Irene has never been the most admired of Johnson's works. Even James Boswell found it wanting:Analysed into parts, it will furnish a rich store of noble sentiments, fine imagery, and beautiful language; but it is deficient in pathos, in that delicate power of touching the human feelings, which is the principle end of the drama. Indeed Garrick has complained to me, that Johnson not only had not the faculty of producing the impressions of tragedy, but that he had not the sensibility to perceive them. Johnson's friend Bennet Langton recorded the author's own later disenchantment with the piece:At another time, when one was reading his tragedy Irene to a company at a house in the country, he [Johnson] left the room; and somebody having asked him the reason of this, he replied, "Sir, I thought it had been better."' The early 20th century consensus was summarized by George Sampson in 1941: "Of his early tragedy Irene [...] it is enough to say that its moral dialogues, its correctness of plan and its smoothness of verse do not suffice to give it any rank as drama." T. S. Eliot suggested an explanation for the play's unpopularity and neglect:His verse has none of the dramatic qualities; it is correct, but correctness in such isolation becomes itself a fault. The play would be more readable to-day, if he had written it in rhyme; the whole would be more easily declaimed, and the good things more easily remembered; it would lose none of its excellence of structure, thought, vocabulary and figures of speech. What would be mellifluous in rhyme, is merely monotonous without it.

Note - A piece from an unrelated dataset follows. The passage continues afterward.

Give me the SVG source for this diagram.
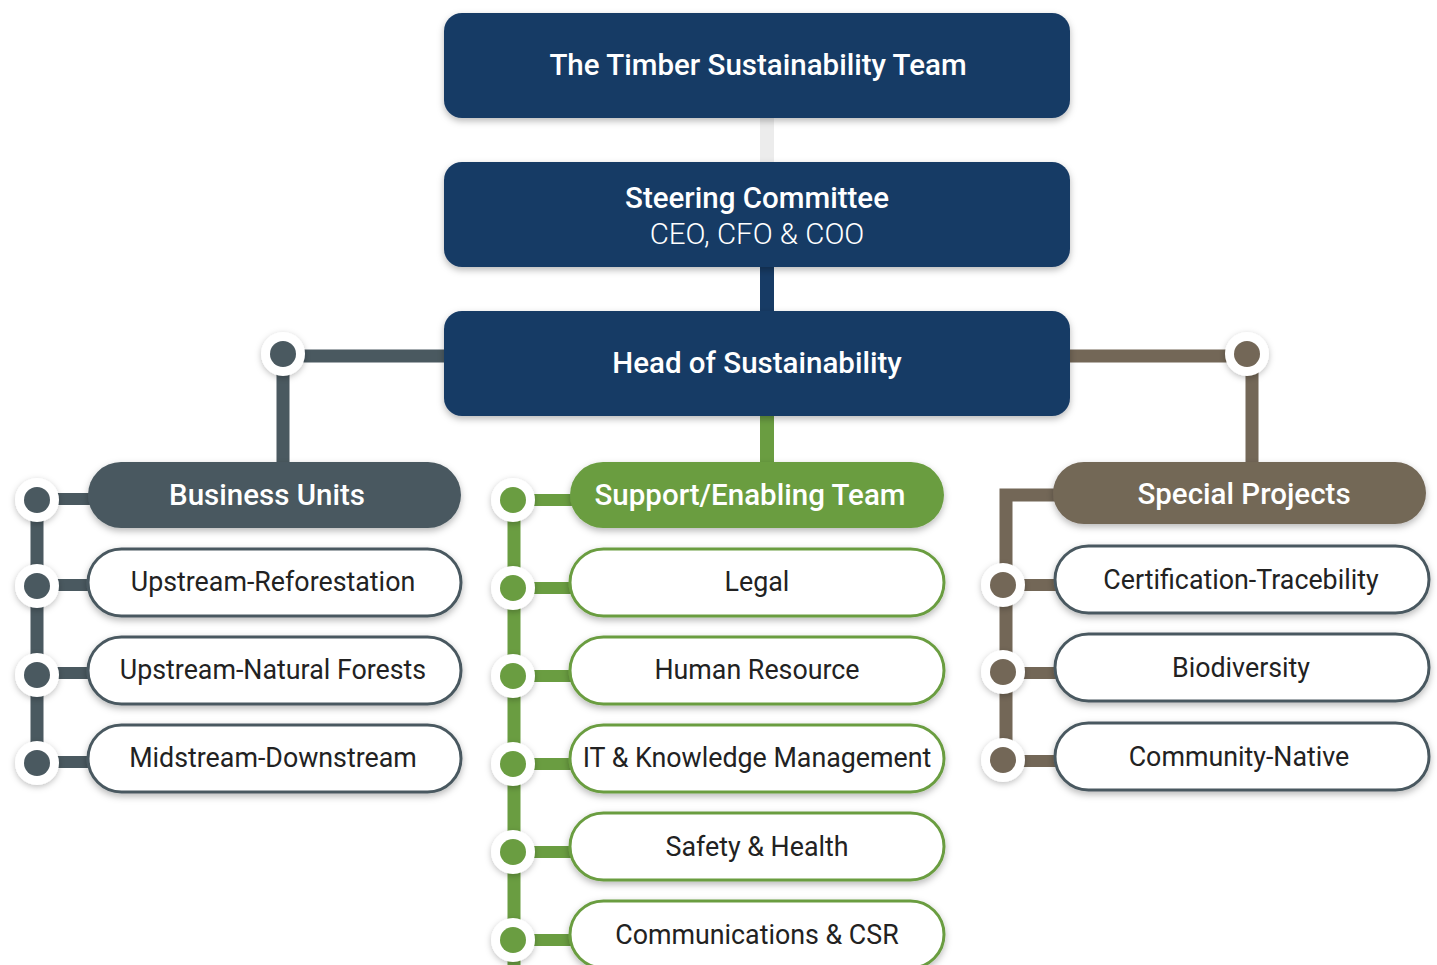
<svg xmlns="http://www.w3.org/2000/svg" width="1437" height="965" viewBox="0 0 1437 965">
<defs>
<filter id="sh" x="-20%" y="-30%" width="140%" height="170%">
<feDropShadow dx="0" dy="3" stdDeviation="3.5" flood-color="#000" flood-opacity="0.28"/>
</filter>
<filter id="shc" x="-60%" y="-60%" width="220%" height="220%">
<feDropShadow dx="0" dy="2" stdDeviation="3" flood-color="#000" flood-opacity="0.25"/>
</filter>
</defs>
<style>
text{font-family:Roboto,"Liberation Sans",sans-serif;text-anchor:middle}
.nv{fill:#173b65}
.hd{fill:#fff;font-size:29.5px;font-weight:500}
.sub{fill:#fff;font-size:29.5px;font-weight:300}
.it{fill:#222;font-size:26.8px;font-weight:400}
.ring{fill:#fff;filter:url(#shc)}
.ln{fill:none;stroke-linejoin:miter;stroke-linecap:butt}
.slate{stroke:#4a5960}
.green{stroke:#6a9d41}
.brown{stroke:#736757}
.pw{fill:#fff;stroke-width:3}
</style>
<g id="connectors">
<line x1="767" y1="112" x2="767" y2="166" stroke="#ececec" stroke-width="14"/>
<line x1="767" y1="262" x2="767" y2="315" stroke="#173b65" stroke-width="14"/>
<line x1="767" y1="410" x2="767" y2="466" stroke="#6a9d41" stroke-width="14"/>
<path class="ln slate" d="M450 356 H283 V466" stroke-width="13"/>
<path class="ln brown" d="M1064 356 H1252 V466" stroke-width="13"/>
<path class="ln slate" d="M37 500 V762" stroke-width="13"/>
<g class="ln slate" stroke-width="12">
<line x1="37" y1="499" x2="92" y2="499"/>
<line x1="37" y1="585" x2="92" y2="585"/>
<line x1="37" y1="673" x2="92" y2="673"/>
<line x1="37" y1="762" x2="92" y2="762"/>
</g>
<path class="ln green" d="M514 500 V965" stroke-width="13"/>
<g class="ln green" stroke-width="12">
<line x1="514" y1="500" x2="574" y2="500"/>
<line x1="514" y1="588" x2="574" y2="588"/>
<line x1="514" y1="676" x2="574" y2="676"/>
<line x1="514" y1="764" x2="574" y2="764"/>
<line x1="514" y1="852" x2="574" y2="852"/>
<line x1="514" y1="940" x2="574" y2="940"/>
</g>
<path class="ln brown" d="M1058 495 H1006 V761" stroke-width="13"/>
<g class="ln brown" stroke-width="12">
<line x1="1003" y1="585" x2="1059" y2="585"/>
<line x1="1003" y1="673" x2="1059" y2="673"/>
<line x1="1003" y1="761" x2="1059" y2="761"/>
</g>
<g>
<circle class="ring" cx="283" cy="354" r="22"/><circle cx="283" cy="354" r="13" fill="#4a5960"/>
<circle class="ring" cx="1247" cy="354" r="22"/><circle cx="1247" cy="354" r="13" fill="#736757"/>
<circle class="ring" cx="37" cy="500" r="22"/><circle cx="37" cy="500" r="13" fill="#4a5960"/>
<circle class="ring" cx="37" cy="586" r="22"/><circle cx="37" cy="586" r="13" fill="#4a5960"/>
<circle class="ring" cx="37" cy="675" r="22"/><circle cx="37" cy="675" r="13" fill="#4a5960"/>
<circle class="ring" cx="37" cy="763" r="22"/><circle cx="37" cy="763" r="13" fill="#4a5960"/>
<circle class="ring" cx="513" cy="500" r="22"/><circle cx="513" cy="500" r="13" fill="#6a9d41"/>
<circle class="ring" cx="513" cy="588" r="22"/><circle cx="513" cy="588" r="13" fill="#6a9d41"/>
<circle class="ring" cx="513" cy="676" r="22"/><circle cx="513" cy="676" r="13" fill="#6a9d41"/>
<circle class="ring" cx="513" cy="764" r="22"/><circle cx="513" cy="764" r="13" fill="#6a9d41"/>
<circle class="ring" cx="513" cy="852" r="22"/><circle cx="513" cy="852" r="13" fill="#6a9d41"/>
<circle class="ring" cx="513" cy="940" r="22"/><circle cx="513" cy="940" r="13" fill="#6a9d41"/>
<circle class="ring" cx="1003" cy="585" r="22"/><circle cx="1003" cy="585" r="13" fill="#736757"/>
<circle class="ring" cx="1003" cy="672" r="22"/><circle cx="1003" cy="672" r="13" fill="#736757"/>
<circle class="ring" cx="1003" cy="760" r="22"/><circle cx="1003" cy="760" r="13" fill="#736757"/>
</g>
</g>
<g id="n-top"><rect class="nv" x="444" y="13" width="626" height="105" rx="18" filter="url(#sh)"/><text class="hd" x="758" y="75">The Timber Sustainability Team</text></g>
<g id="n-steering"><rect class="nv" x="444" y="162" width="626" height="105" rx="18" filter="url(#sh)"/><text class="hd" x="757" y="208">Steering Committee</text><text class="sub" x="757" y="244">CEO, CFO &amp; COO</text></g>
<g id="n-head"><rect class="nv" x="444" y="311" width="626" height="105" rx="18" filter="url(#sh)"/><text class="hd" x="757" y="373">Head of Sustainability</text></g>
<g id="n-bu"><rect x="88" y="462" width="373" height="66" rx="33" fill="#4a5960" filter="url(#sh)"/><text class="hd" x="267" y="505">Business Units</text></g>
<g id="n-support"><rect x="570" y="462" width="374" height="66" rx="33" fill="#6a9d41" filter="url(#sh)"/><text class="hd" x="750" y="505">Support/Enabling Team</text></g>
<g id="n-special"><rect x="1053" y="462" width="373" height="62" rx="31" fill="#736757" filter="url(#sh)"/><text class="hd" x="1244" y="504">Special Projects</text></g>
<g id="n-up-ref"><rect class="pw slate" x="88" y="549" width="373" height="67" rx="33.5" filter="url(#sh)"/><text class="it" x="273" y="591">Upstream-Reforestation</text></g>
<g id="n-up-nat"><rect class="pw slate" x="88" y="637" width="373" height="67" rx="33.5" filter="url(#sh)"/><text class="it" x="273" y="679">Upstream-Natural Forests</text></g>
<g id="n-mid"><rect class="pw slate" x="88" y="725" width="373" height="67" rx="33.5" filter="url(#sh)"/><text class="it" x="273" y="767">Midstream-Downstream</text></g>
<g id="n-legal"><rect class="pw green" x="570" y="549" width="374" height="67" rx="33.5" filter="url(#sh)"/><text class="it" x="757" y="591">Legal</text></g>
<g id="n-hr"><rect class="pw green" x="570" y="637" width="374" height="67" rx="33.5" filter="url(#sh)"/><text class="it" x="757" y="679">Human Resource</text></g>
<g id="n-it"><rect class="pw green" x="570" y="725" width="374" height="67" rx="33.5" filter="url(#sh)"/><text class="it" x="757" y="767">IT &amp; Knowledge Management</text></g>
<g id="n-safety"><rect class="pw green" x="570" y="813" width="374" height="67" rx="33.5" filter="url(#sh)"/><text class="it" x="757" y="856">Safety &amp; Health</text></g>
<g id="n-comm"><rect class="pw green" x="570" y="901" width="374" height="67" rx="33.5" filter="url(#sh)"/><text class="it" x="757" y="944">Communications &amp; CSR</text></g>
<g id="n-cert"><rect class="pw slate" x="1055" y="546" width="374" height="67" rx="33.5" filter="url(#sh)"/><text class="it" x="1241" y="589">Certification-Tracebility</text></g>
<g id="n-bio"><rect class="pw slate" x="1055" y="634" width="374" height="67" rx="33.5" filter="url(#sh)"/><text class="it" x="1241" y="677">Biodiversity</text></g>
<g id="n-comm-native"><rect class="pw slate" x="1055" y="723" width="374" height="67" rx="33.5" filter="url(#sh)"/><text class="it" x="1239" y="766">Community-Native</text></g>
</svg>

F. R. Leavis argued that Boswell's criticisms of the play – "that [Johnson] has no sense of the theatre, and worse, cannot present or conceive his themes dramatically" – were "obvious", and that Irene was a failure because Johnson's best poetry (such as The Vanity of Human Wishes) was "a poetry of statement, exposition and reflection: nothing could be remoter from the Shakespearean use of language [...] than the Johnsonian." Like Eliot, Leavis suggested that the play might have been better if Johnson had not been determined to write it in blank verse:He is clearly determined that his verse shall not be changed into the 'periods of a declaimer', and that it shall not be said that the audience cannot easily perceive 'where the lines end or begin' (see his remarks on blank-verse in the Life of Milton). In couplets, of course, he couldn't have written so dismally. With the absence of rhyme and of the movement goes the absence of wit. And without the wit he is without the Johnsonian weight. Johnson biographer Walter Jackson Bate has attempted to defend Irene, arguing that the work is considered bad because the reader cannot help being aware that "it is by one of the masters of English prose style (who also had a powerful command of one kind of poetic style), and it is also by one of the supreme critics of literature in whatever language". Bate claims that if contemporary readers were able to encounter the play without knowing who had written it, "it would not seem too bad"; but that Irene was of poor quality when compared to Johnson's other literary achievements: "the heart begins after a while to sink except in the most resolute Johnsonian, and sometimes even then."